Juan Williams responded, "Karl, I hate to break this to you, but what you said and what the people heard may be different," which is pretty much a description of Rove's modus operandi. "Hey, I just said she wore glasses that people with a brain injury wear," he can respond. "Maybe it was a fashion statement."
Except what Rove really said was absolutely direct: "I said she had a traumatic brain injury." Which is somehow totally different from brain damage in the nuance-ready public's imagination.
At another moment, Chris Wallace was giving examples of whisper campaigns and he said, "I remember John McCain's opponents raising the issue as whether or not he had gone a little bit nuts when he was in that Vietnam prison." Guess who did that? He was sitting across the fuckin' table from Wallace, who didn't call him by name because if you name the Devil, he will drag you down to Hell and rape you while wearing a skin mask of your father's face.
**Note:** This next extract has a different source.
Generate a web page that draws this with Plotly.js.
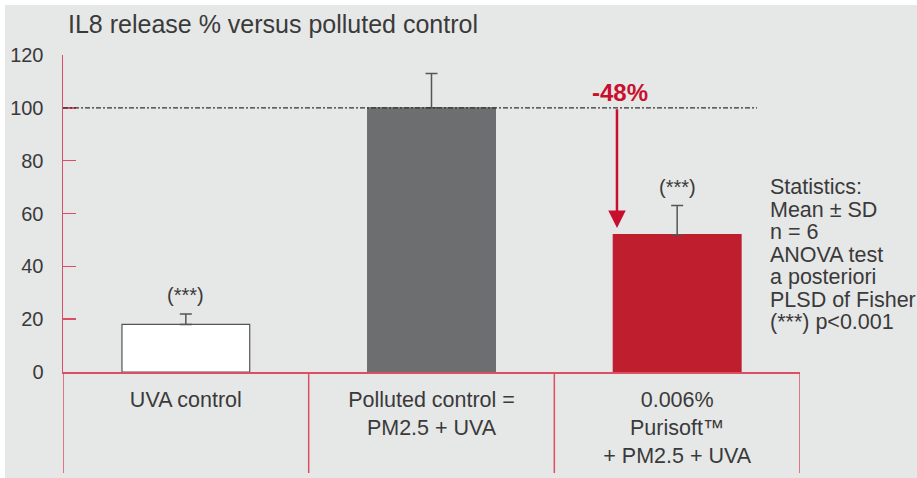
<!DOCTYPE html>
<html>
<head>
<meta charset="utf-8">
<script src="https://cdn.plot.ly/plotly-3.0.1.min.js"></script>
<style>
  html, body { margin: 0; padding: 0; background: #ffffff; overflow: hidden; }
  #chart { position: absolute; left: 5px; top: 5px; width: 912px; height: 473px; }
</style>
</head>
<body>
<div id="chart"></div>
<script>
// ---- data ----
const categories = ["UVA control", "Polluted control =<br>PM2.5 + UVA", "0.006%<br>Purisoft™<br>+ PM2.5 + UVA"];
const values = [18, 100, 52];
const sdValues = [4, 13, 11];
const significance = ["(***)", "", "(***)"];
const yTicks = [0, 20, 40, 60, 80, 100, 120];
const statsLines = ["Statistics:", "Mean ± SD", "n = 6", "ANOVA test", "a posteriori", "PLSD of Fisher", "(***) p<0.001"];
const titleText = "IL8 release % versus polluted control";

// ---- styles ----
const barColors = ["#ffffff", "#6d6e70", "#be1e2d"];
const barLineColors = ["#555555", "#6d6e70", "#be1e2d"];
const axisRed = "#dc4e63";
const textColor = "#3a3a3a";
const accentRed = "#c8102e";
const FONT = "Liberation Sans, Arial, Helvetica, sans-serif";

const controlIdx = 1, treatedIdx = 2;
const reduction = Math.round((values[treatedIdx] - values[controlIdx]) / values[controlIdx] * 100);

const trace = {
  type: "bar",
  x: categories,
  y: values,
  width: 0.52,
  marker: { color: barColors, line: { color: barLineColors, width: 1.2 } },
  error_y: {
    type: "data", symmetric: false, array: sdValues, arrayminus: sdValues.map(() => 0),
    color: "#555555", thickness: 1.5, width: 6
  },
  hoverinfo: "skip"
};

const annotations = [];
// significance labels
significance.forEach((s, i) => {
  if (!s) return;
  annotations.push({
    x: categories[i], y: values[i] + sdValues[i], xref: "x", yref: "y",
    text: s, showarrow: false, yanchor: "bottom", yshift: 6,
    font: { family: FONT, size: 20, color: textColor }
  });
});
// reduction arrow
const arrowX = 1.755;
annotations.push({
  x: arrowX, y: values[treatedIdx] + 2.5, xref: "x", yref: "y",
  ax: arrowX, ay: values[controlIdx], axref: "x", ayref: "y",
  text: "", showarrow: true, arrowhead: 2, arrowsize: 1.4, arrowwidth: 2.5,
  arrowcolor: accentRed, standoff: 0, startstandoff: 0
});
annotations.push({
  x: arrowX, y: values[controlIdx], xref: "x", yref: "y",
  text: "<b>" + reduction + "%</b>", showarrow: false, yanchor: "bottom", yshift: 0, xshift: 3,
  font: { family: FONT, size: 24, color: accentRed }
});
// statistics block
statsLines.forEach((t, i) => {
  annotations.push({
    x: 0.9566, y: (372 - (187 + 22.5 * i)) / 317, xref: "paper", yref: "paper",
    text: t, showarrow: false, xanchor: "left", yanchor: "middle",
    font: { family: FONT, size: 21.5, color: textColor }
  });
});

const shapes = [];
// reference line at control level
shapes.push({
  type: "line", xref: "x", yref: "y", x0: -0.5, x1: 2.325,
  y0: values[controlIdx], y1: values[controlIdx],
  line: { color: "#333333", width: 1.2, dash: "5px,2px,2px,2px" }, layer: "above"
});
// category dividers below axis
for (let i = 0; i <= categories.length; i++) {
  shapes.push({
    type: "line", xref: "x", yref: "paper", x0: i - 0.5, x1: i - 0.5, y0: 0, y1: -101 / 317,
    line: { color: axisRed, width: 1.5 }
  });
}

const layout = {
  width: 912, height: 473,
  margin: { l: 58, r: 117, t: 50, b: 106 },
  paper_bgcolor: "#e6e7e7",
  plot_bgcolor: "#e6e7e7",
  showlegend: false,
  title: {
    text: titleText, xref: "container", yref: "container",
    x: 63 / 912, xanchor: "left", y: 1 - 19 / 473, yanchor: "middle",
    font: { family: FONT, size: 25, color: textColor }
  },
  xaxis: {
    type: "category", range: [-0.5, 2.5], showgrid: false, zeroline: false,
    showline: true, linecolor: axisRed, linewidth: 1.5, ticks: "",
    ticklabelstandoff: 8,
    tickfont: { family: FONT, size: 21.5, color: textColor }, fixedrange: true
  },
  yaxis: {
    range: [0, 120], tickvals: yTicks, ticktext: yTicks.map(String),
    showgrid: false, zeroline: false, showline: true, linecolor: axisRed, linewidth: 1.5,
    ticks: "inside", ticklen: 13, tickcolor: axisRed, tickwidth: 1.5,
    ticklabelstandoff: 14,
    tickfont: { family: FONT, size: 20, color: textColor }, fixedrange: true
  },
  annotations: annotations,
  shapes: shapes
};

Plotly.newPlot("chart", [trace], layout, { displayModeBar: false, staticPlot: true });
</script>
</body>
</html>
A good lie creates a narrative. Rove is well aware of this, too, and he's proud of his work. Williams said, "Karl, doesn't this remind everybody that you, your past as a very effective political operative, have gone after people with swift boating of John Kerry."
Obviously, Rove said, "Which was entirely legitimate" because what the fuck else was he gonna say? That he was wrong?
No, he's only wrong when it comes to math. When it comes to knowing the ugly hearts of huddled masses, he knows that they want a story that, to them, makes sense and allows them to vote against someone. So now, whenever Hillary Clinton stumbles over words, takes too long to answer a question, wobbles slightly when she walks, nods off during a speech, smiles too big, smiles too little, becomes agitated, stays too calm, whenever she does anything that is not exactly right, the first thing those masses, especially those on the fence, will think is "Oh, that might be the brain damage. Do I want someone who is brain damaged as president?"
Karl Rove, that giddy ghoul of garish gossip, is back in his element. We should all be afraid because if you think it won't work, you haven't paid attention.